(Figure scripts)
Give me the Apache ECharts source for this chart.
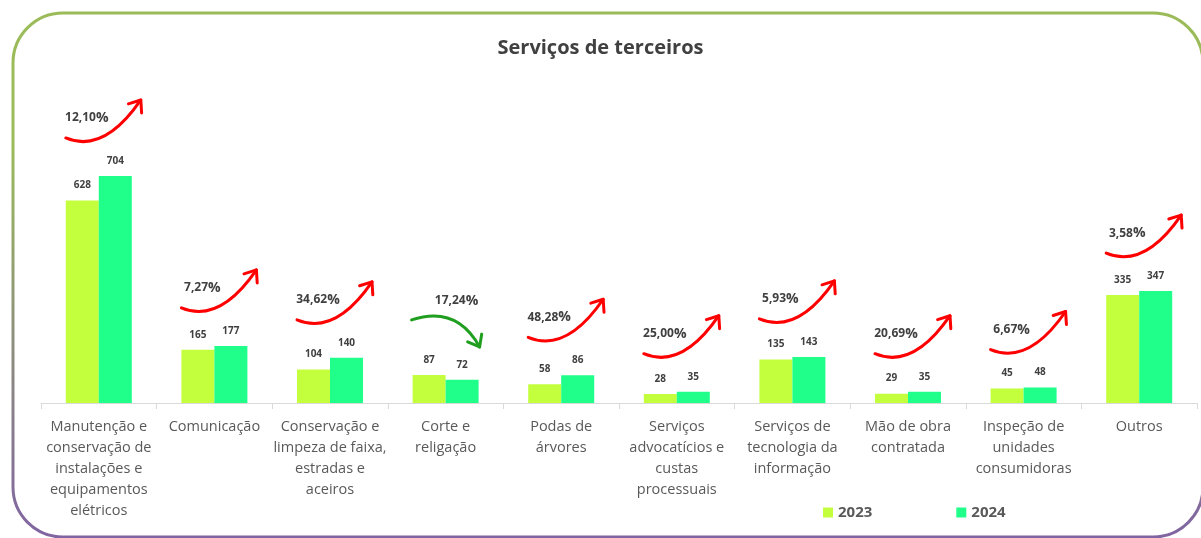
<!DOCTYPE html>
<html>
<head>
<meta charset="utf-8">
<script src="https://cdn.jsdelivr.net/npm/echarts@6/dist/echarts.min.js"></script>
<style>
  html, body { margin: 0; padding: 0; background: #fff; }
  #app { width: 1201px; height: 538px; }
</style>
</head>
<body>
<div id="app"></div>
<script>
const categories = [
  'Manutenção e\nconservação de\ninstalações e\nequipamentos\nelétricos',
  'Comunicação',
  'Conservação e\nlimpeza de faixa,\nestradas e\naceiros',
  'Corte e\nreligação',
  'Podas de\nárvores',
  'Serviços\nadvocatícios e\ncustas\nprocessuais',
  'Serviços de\ntecnologia da\ninformação',
  'Mão de obra\ncontratada',
  'Inspeção de\nunidades\nconsumidoras',
  'Outros'
]
const values2023 = [628, 165, 104, 87, 58, 28, 135, 29, 45, 335]
const values2024 = [704, 177, 140, 72, 86, 35, 143, 35, 48, 347]

const app = document.getElementById('app')
const chart = echarts.init(app)

const textDark = '#404040'
const textGray = '#595959'

// variation arrows: one item per category, built from the two series
const arrowData = categories.map((c, i) => [i, Math.max(values2023[i], values2024[i]), values2024[i] / values2023[i] - 1])

function fmtPct (v) {
  return (Math.abs(v) * 100).toFixed(2).replace('.', ',')
}

function arrowHead (ex, ey, dx, dy, color) {
  const len = Math.sqrt(dx * dx + dy * dy)
  const bx = -dx / len
  const by = -dy / len
  const a = 38 * Math.PI / 180
  const L = 13
  const p1 = [ex + L * (bx * Math.cos(a) - by * Math.sin(a)), ey + L * (bx * Math.sin(a) + by * Math.cos(a))]
  const p2 = [ex + L * (bx * Math.cos(-a) - by * Math.sin(-a)), ey + L * (bx * Math.sin(-a) + by * Math.cos(-a))]
  return {
    type: 'polyline',
    shape: { points: [p1, [ex, ey], p2] },
    style: { stroke: color, lineWidth: 3, fill: null, lineJoin: 'round', lineCap: 'round' }
  }
}

function renderArrow (params, api) {
  const top = api.coord([api.value(0), api.value(1)])
  const change = api.value(2)
  const up = change >= 0
  const color = up ? '#FF0000' : '#1F9E1F'
  let sx, sy, cp, end, tx, ty
  if (up) {
    sx = top[0] - 33
    sy = top[1] - 38
    cp = [sx + 38, sy + 16]
    end = [sx + 75, sy - 38]
    tx = sx + 21
    ty = sy - 20
  } else {
    sx = top[0] - 34
    sy = top[1] - 55
    cp = [sx + 45, sy - 15]
    end = [sx + 68, sy + 27]
    tx = sx + 45
    ty = sy - 19
  }
  return {
    type: 'group',
    children: [
      {
        type: 'bezierCurve',
        shape: { x1: sx, y1: sy, cpx1: cp[0], cpy1: cp[1], x2: end[0], y2: end[1] },
        style: { stroke: color, lineWidth: 3, fill: null, lineCap: 'round' }
      },
      arrowHead(end[0], end[1], end[0] - cp[0], end[1] - cp[1], color),
      {
        type: 'text',
        x: tx,
        y: ty,
        style: {
          text: '{n|' + fmtPct(change) + '}{p|%}',
          align: 'center',
          verticalAlign: 'middle',
          rich: {
            n: { fontSize: 12, fontWeight: 'bold', fill: textDark, fontFamily: 'Open Sans' },
            p: { fontSize: 14, fontWeight: 'bold', fill: textDark, fontFamily: 'Open Sans' }
          }
        }
      }
    ]
  }
}

const barLabel = {
  show: true,
  position: 'top',
  distance: 10,
  fontSize: 10,
  fontWeight: 'bold',
  color: textDark,
  fontFamily: 'Open Sans'
}

chart.setOption({
  animation: false,
  backgroundColor: '#fff',
  title: {
    text: 'Serviços de terceiros',
    left: 'center',
    top: 33,
    textStyle: {
      color: textDark,
      fontSize: 20,
      fontWeight: 'bold',
      fontFamily: 'Open Sans'
    }
  },
  graphic: [{
    type: 'rect',
    shape: { x: 13, y: 13, width: 1190, height: 524, r: 50 },
    style: {
      fill: null,
      lineWidth: 3,
      stroke: {
        type: 'linear',
        x: 0, y: 0, x2: 0, y2: 1,
        colorStops: [
          { offset: 0, color: '#9BBB59' },
          { offset: 0.25, color: '#9BBB59' },
          { offset: 1, color: '#8064A2' }
        ]
      }
    },
    silent: true
  }],
  legend: {
    left: 818,
    top: 500,
    itemWidth: 10,
    itemHeight: 10,
    itemGap: 84,
    icon: 'rect',
    textStyle: {
      color: textGray,
      fontSize: 15,
      fontWeight: 'bold',
      fontFamily: 'Open Sans'
    },
    data: ['2023', '2024']
  },
  grid: {
    left: 41,
    right: 4,
    top: 145,
    bottom: 135
  },
  xAxis: {
    type: 'category',
    data: categories,
    axisLine: { lineStyle: { color: '#D9D9D9', width: 1 } },
    axisTick: { show: true, length: 6, lineStyle: { color: '#D9D9D9' } },
    axisLabel: {
      interval: 0,
      margin: 13,
      color: textGray,
      fontSize: 14.5,
      lineHeight: 21,
      fontFamily: 'Open Sans'
    }
  },
  yAxis: {
    type: 'value',
    min: 0,
    max: 800,
    show: false,
    splitLine: { show: false }
  },
  series: [
    {
      name: '2023',
      type: 'bar',
      data: values2023,
      barWidth: 33,
      barGap: '0%',
      itemStyle: { color: '#C4FF3E' },
      label: barLabel
    },
    {
      name: '2024',
      type: 'bar',
      data: values2024,
      barWidth: 33,
      itemStyle: { color: '#1FFF8A' },
      label: barLabel
    },
    {
      type: 'custom',
      renderItem: renderArrow,
      data: arrowData,
      silent: true,
      z: 5
    }
  ]
})
</script>
</body>
</html>
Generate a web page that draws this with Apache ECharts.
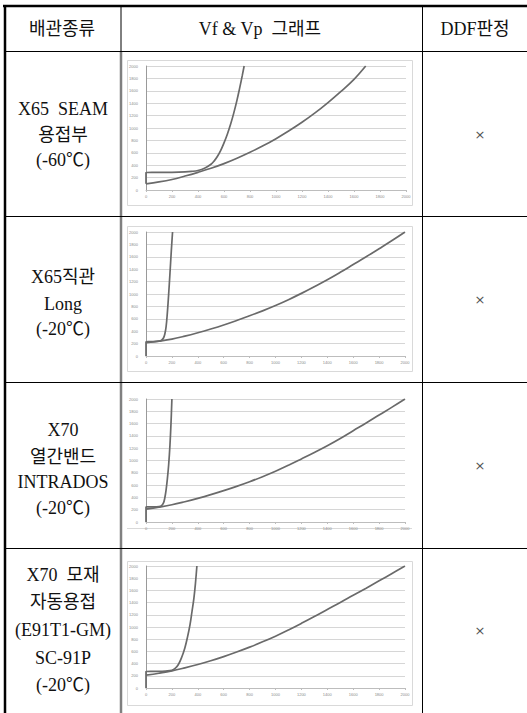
<!DOCTYPE html>
<html><head><meta charset="utf-8">
<script src="https://cdn.jsdelivr.net/npm/echarts@6/dist/echarts.min.js"></script>
<style>html,body{margin:0;padding:0;background:#fff}#c{width:527px;height:713px}</style>
</head><body><div id="c"></div>
<script>
// ---------- data ----------
const headers = ['배관종류', 'Vf & Vp  그래프', 'DDF판정'];
const rowLabels = [
  ['X65  SEAM', '용접부', '(-60℃)'],
  ['X65직관', 'Long', '(-20℃)'],
  ['X70', '열간밴드', 'INTRADOS', '(-20℃)'],
  ['X70  모재', '자동용접', '(E91T1-GM)', 'SC-91P', '(-20℃)']
];
const ddfResults = ['×', '×', '×', '×'];
const axisMin = 0, axisMax = 2000, axisStep = 200;

// steep curves
const vfSeam = [[0,100],[0,282],[100,283],[200,285],[300,292],[350,300],[400,315],[450,350],[500,415],[525,470],[550,545],[575,640],[600,760],[625,895],[650,1055],[675,1240],[700,1450],[720,1640],[740,1840],[755,2000]];
const vfLong = [[0,0],[0,230],[50,232],[100,240],[120,255],[135,290],[145,350],[155,470],[165,700],[175,1000],[185,1330],[195,1680],[205,2000]];
const vfIntrados = [[0,0],[0,245],[60,245],[100,250],[120,265],[135,310],[145,390],[155,520],[165,700],[175,930],[185,1250],[193,1600],[200,2000]];
const vfAuto = [[0,0],[0,270],[100,272],[150,278],[200,290],[225,320],[250,386],[275,500],[300,657],[320,830],[340,1038],[355,1250],[370,1473],[382,1720],[393,2000]];
// gradual curves
const vpSeam = [[0,100],[100,130],[200,170],[300,225],[400,285],[500,350],[600,425],[700,512],[800,608],[900,712],[1000,828],[1100,955],[1200,1092],[1300,1243],[1400,1410],[1500,1590],[1600,1785],[1690,2000]];
const vpLong = [[0,215],[100,240],[200,272],[300,320],[400,375],[500,435],[600,500],[700,572],[800,648],[900,728],[1000,814],[1100,908],[1200,1010],[1300,1118],[1400,1230],[1500,1350],[1600,1475],[1700,1600],[1800,1730],[1900,1862],[2000,2000]];
const vpIntrados = [[0,210],[100,242],[200,280],[300,330],[400,385],[500,445],[600,510],[700,580],[800,655],[900,737],[1000,825],[1100,922],[1200,1025],[1300,1130],[1400,1240],[1500,1358],[1600,1485],[1700,1610],[1800,1740],[1900,1868],[2000,2000]];
const vpAuto = [[0,210],[100,242],[200,280],[300,330],[400,385],[500,447],[600,515],[700,590],[800,670],[900,757],[1000,850],[1100,952],[1200,1060],[1300,1172],[1400,1288],[1500,1402],[1600,1520],[1700,1637],[1800,1757],[1900,1878],[2000,2000]];

const steepCurves = [vfSeam, vfLong, vfIntrados, vfAuto];
const gradualCurves = [vpSeam, vpLong, vpIntrados, vpAuto];

// ---------- layout ----------
const gridBoxes = [
  {left:146, top:66,  width:260, height:124},
  {left:146, top:232, width:259, height:124},
  {left:146, top:399, width:259, height:123},
  {left:146, top:566, width:259, height:122}
];
const rowTextY = [[109,135,160],[277,304,329],[430,457,482,508],[575,602,630,658,685]];
const rowCenters = [134, 299, 465, 630];

const FONT = '18px "Liberation Serif", "Noto Sans CJK KR", serif';
const grids = [], xAxes = [], yAxes = [], series = [];
gridBoxes.forEach((g, i) => {
  grids.push(Object.assign({containLabel:false}, g));
  xAxes.push({type:'value', gridIndex:i, min:axisMin, max:axisMax, interval:axisStep,
    axisLine:{show:true, onZero:false, lineStyle:{color:'#bdbdbd', width:1}},
    axisTick:{show:true, length:2, inside:false, lineStyle:{color:'#bdbdbd'}},
    axisLabel:{fontSize:4, color:'#8a8a8a', margin:4, fontFamily:'Arial', formatter:v => String(v)},
    splitLine:{show:false}});
  yAxes.push({type:'value', gridIndex:i, min:axisMin, max:axisMax, interval:axisStep,
    axisLine:{show:true, lineStyle:{color:'#9a9a9a', width:1}},
    axisTick:{show:false},
    axisLabel:{fontSize:4, color:'#8a8a8a', margin:8, fontFamily:'Arial', formatter:v => String(v)},
    splitLine:{show:true, lineStyle:{color:'#d6d6d6', width:1}}});
  [steepCurves[i], gradualCurves[i]].forEach((d) => {
    series.push({type:'line', xAxisIndex:i, yAxisIndex:i, data:d, showSymbol:false,
      smooth:0.4, silent:true, animation:false,
      lineStyle:{color:'#6a6a6a', width:1.7}});
  });
});

const graphic = [];
function line(x1,y1,x2,y2,color,w){ graphic.push({type:'line', silent:true, shape:{x1,y1,x2,y2}, style:{stroke:color, lineWidth:w}}); }
function text(t,x,y,font,color){ graphic.push({type:'text', silent:true, style:{text:t, x, y, font, fill:color||'#111', align:'center', verticalAlign:'middle'}}); }
function rect(x,y,w,h){ graphic.push({type:'rect', silent:true, shape:{x,y,width:w,height:h}, style:{fill:'none', stroke:'#d9d9d9', lineWidth:1}}); }

// chart frames
rect(127.5, 60.5, 285, 145);
rect(127.5, 226.5, 285, 145);
line(127, 528.5, 412, 528.5, '#d9d9d9', 1);
rect(127.5, 561.5, 285, 144);

// table lines
line(3, 6, 527, 6, '#000', 2.5);
line(5, 5, 5, 713, '#000', 2.5);
line(5, 51.5, 527, 51.5, '#000', 1);
line(121, 6, 121, 52, '#000', 1);
line(121, 52, 121, 713, '#808080', 2.5);
line(422.5, 6, 422.5, 713, '#000', 1);
[216.5, 382.5, 548.5].forEach(y => line(5, y, 527, y, '#000', 1));

// header texts
text(headers[0], 62, 29, FONT);
text(headers[1], 260, 29, FONT);
text(headers[2], 475, 29, FONT);

rowLabels.forEach((lines, i) => {
  lines.forEach((t, j) => text(t, 63, rowTextY[i][j], FONT));
  text(ddfResults[i], 480, rowCenters[i], '13px "DejaVu Sans", sans-serif', '#555');
});

const chart = echarts.init(document.getElementById('c'), null, {renderer:'svg', width:527, height:713});
chart.setOption({animation:false, backgroundColor:'#fff', grid:grids, xAxis:xAxes, yAxis:yAxes, series, graphic});
</script>
</body></html>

■ **Exercise**
Only a number is expected here: the count of lines in the listing that hold the string "Apache".

■ **Final result**
2